After Pittman left Time Warner in exhaustion, Don Logan was put in charge of the AOL and several other Time Warner divisions and he hired AOL's current CEO, Jonathan Miller, from Diller's IAC. Miller was the wrong choice, as he has proven over and over again. But AOL was still throwing off too much cash from its subscriptions (mostly dial-up) and was dealing with several lawsuits, so Parsons couldn't sell it. He had to try to bide his time, let the cash flow in, and find a buyer.
With a brilliantly orchestrated campaign, Parsons set out to sell AOL to the one company who could afford to overpay--Microsoft. Parsons was about to close a deal for a reported $20 billion with Microsoft, who pissed around too long and let Google rush in and make a brilliant strategic deal to pay $1 billion for 5 percent of AOL, thus blocking Microsoft from acquiring all the AOL traffic for its MSN search product. Parsons was able to keep the huge cash flow from AOL, get significant promotion from Google for AOL, and pocket $1 billion. Can anyone imagine Frank Biondi being able to do that?

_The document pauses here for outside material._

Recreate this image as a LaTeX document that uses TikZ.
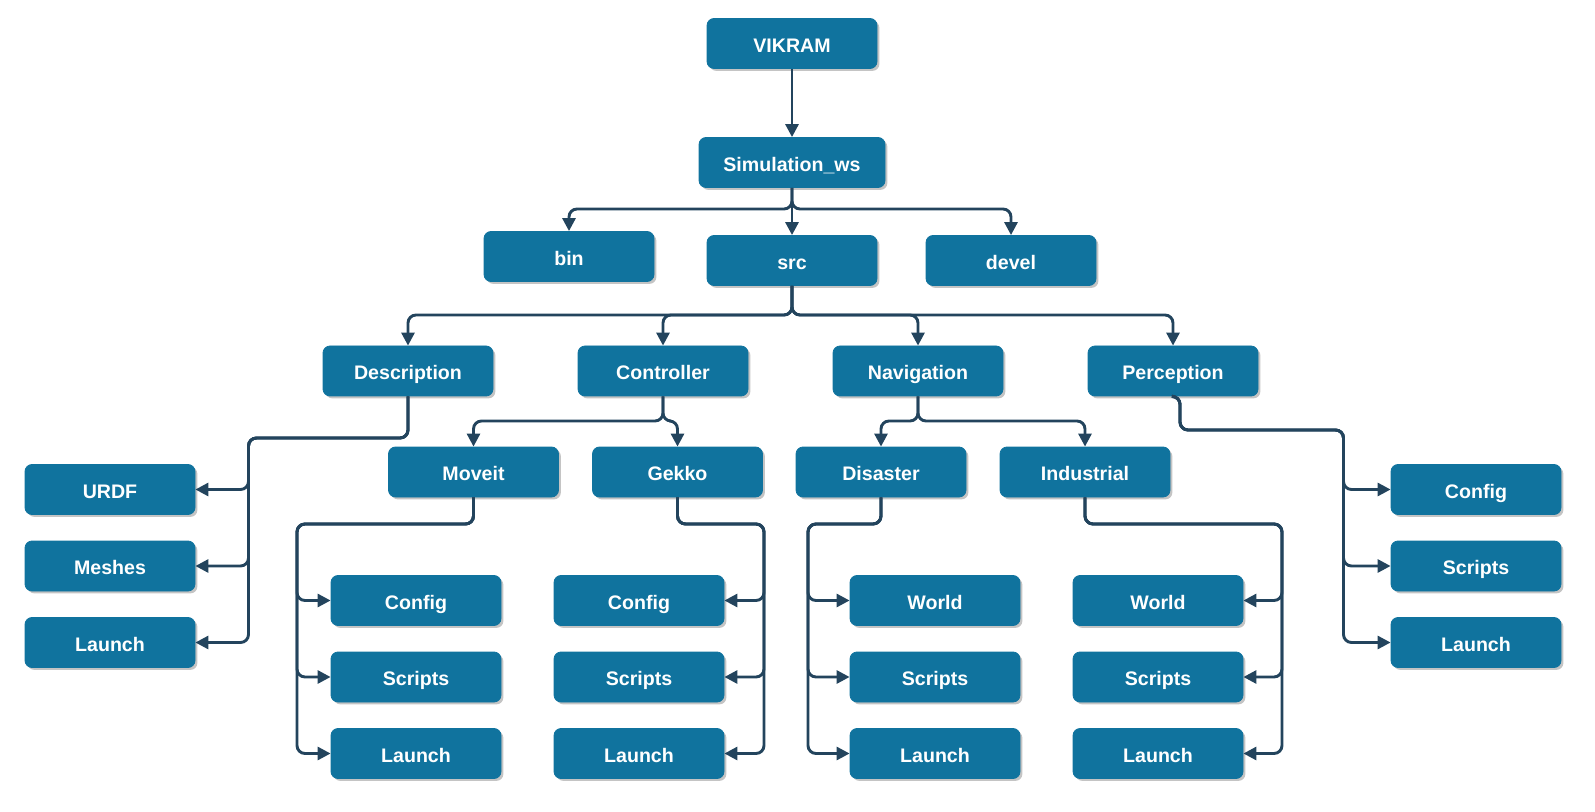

The breakup value of Time Warner might possibly be greater than its current market value, which ranges around $18 per share. And Time Warner's overhead is excessive, as the Lazard Report points out; however, would the total overhead be less costly if the company were broken up into four or six divisions, which would entail each division having some redundancies that do not exist under the Time Warner umbrella. Furthermore, Parsons' crowned successor, the immensely talented Jeff Bewkes, who has a stellar track record of successes, would certainly not work for Frank Biondi and a board of directors that is also full of the dregs. If stockholders vote for the Icahn slate, it would be like recommending that the Yankees trade A-Rod in a straight player swap for Eddie Gaedel (look him up on Wikipedia).
The one benefit I can see is that if Time Warner were broken up, decisions almost certainly would be made faster than in the current King Kong-sized bureaucracy. Then, perhaps, AOL could make decisions that were only four years too late instead of five. But this potential benefit is hardly worth breaking up Time Warner for.